At one point on Safer’s stroll there is a chilly encounter with art dealer Larry Gagosian, who has galleries on three continents.
“At least say hello,” says Safer.
“Hey Morley,” says Gagosian, without getting up from his chair or offering the 80-year-old man a seat. “You always look so dapper. I love that.”
Regardless of whether you love the art Gagosian sells at his galleries in Beverly Hills, Paris, Geneva and at least eight other cities around the world, you have wonder at the economic reality Safer’s report exposes. At a time when unemployment in America is still well above 8 percent, when more than one in five mortgage holders have negative equity in their homes, when the top one percent of the population is pocketing 93 percent of the gains from a glacial economic recovery, Safer’s piece does what a work of art should: it opens the eyes.
Safer’s 1993 report:
For me, I think, the artspeak is the high end art market’s piece de resistance. Perhaps if I could understand what the heck critics were talking about, I’d be more inclined to appreciate a blank canvas or can of excrement. And if artspeak were almost, but not quite, understandable, I’d probably be awed, intrigued, intimidated, and likely to believe what the critics said. As a grad student in English, I’m used to theory and critic lingo, but artspeak is Sanskrit to me. Whatever skills I have do not transfer to that language. Because the art is so unfathomable and the critics are so unfathomable, it seems to me that the only explanation for the entire shebang is that it is the highest return on an investment that a very, very rich person can make. It’s a very risky investment, but no other market has the exponential return the art market has. The work of art is at bottom a commodity, like pork bellies. I mean, I’m glad the artists are making money, but it’s mind boggling how collectors, dealers, and likely some artists traffic in such mumbo jumbo with a straight face.

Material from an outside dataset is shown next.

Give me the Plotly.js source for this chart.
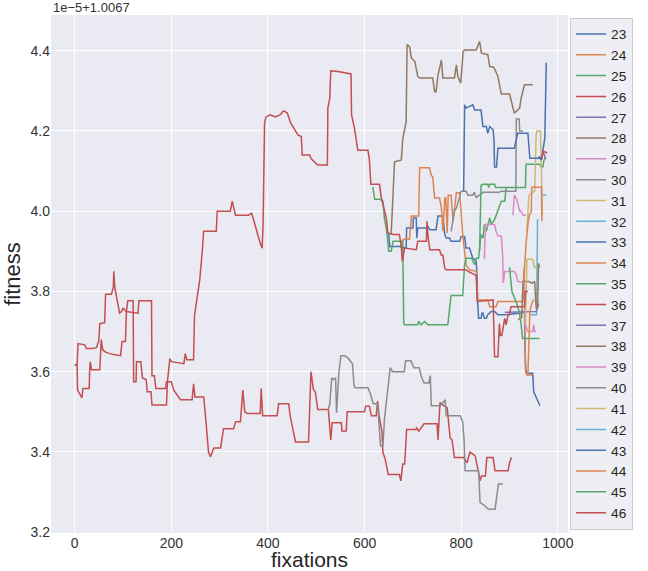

As an artist I can look at anything and everything and say that “All is art” and I really mean it. But, to look at a jar of turds and think “this is telling me something” or “Wow, I should buy that!”… It’s so incredibly self important and ridiculous to think that this kind of art says anything more than “You have your self important head shoved too far up your ass to realize that this is just a jar full of shit”. It says more about the people willing to display the work as art, the so-called artists and the patrons who seem to be insulated from reality and have more money and time than common sense. This is one aspect of the art world that has always made me laugh because it’s more about parting rich people from their money than anything else. It’s all about who you know or who you blow baby, hahaha.
I can think of a very simple solution to all this over-hyped, over-priced contemporary art and it is this: ban all forms of “found art”. Make it gauche to rifle through a warehouse and stick your name on a piece of found porcelain. Make it so that anything that isn’t actually made by the artist cannot be classified as art; and that includes culminating a series of found objects into one larger nonsensical object. There was once a time and place for it back in the 20th century and now that time is past. It has become way too out of hand now and must stop. The reason why it won’t is made abundantly clear in both videos– the players in this farce enjoy the cliquishness of their money-flow and these “art shows” are merely a facade. These works have no meaning because they are purely based on financial discourse. I can think of nothing sadder.
And still, art remains our most precious commodity, our most protected treasure in the world. What really counts is what survives for posterity, just like the art of our forbears. It is none of your business how wealthy people spend their money. Until you succeed in a revolution, you can just sit with your mouths hanging open.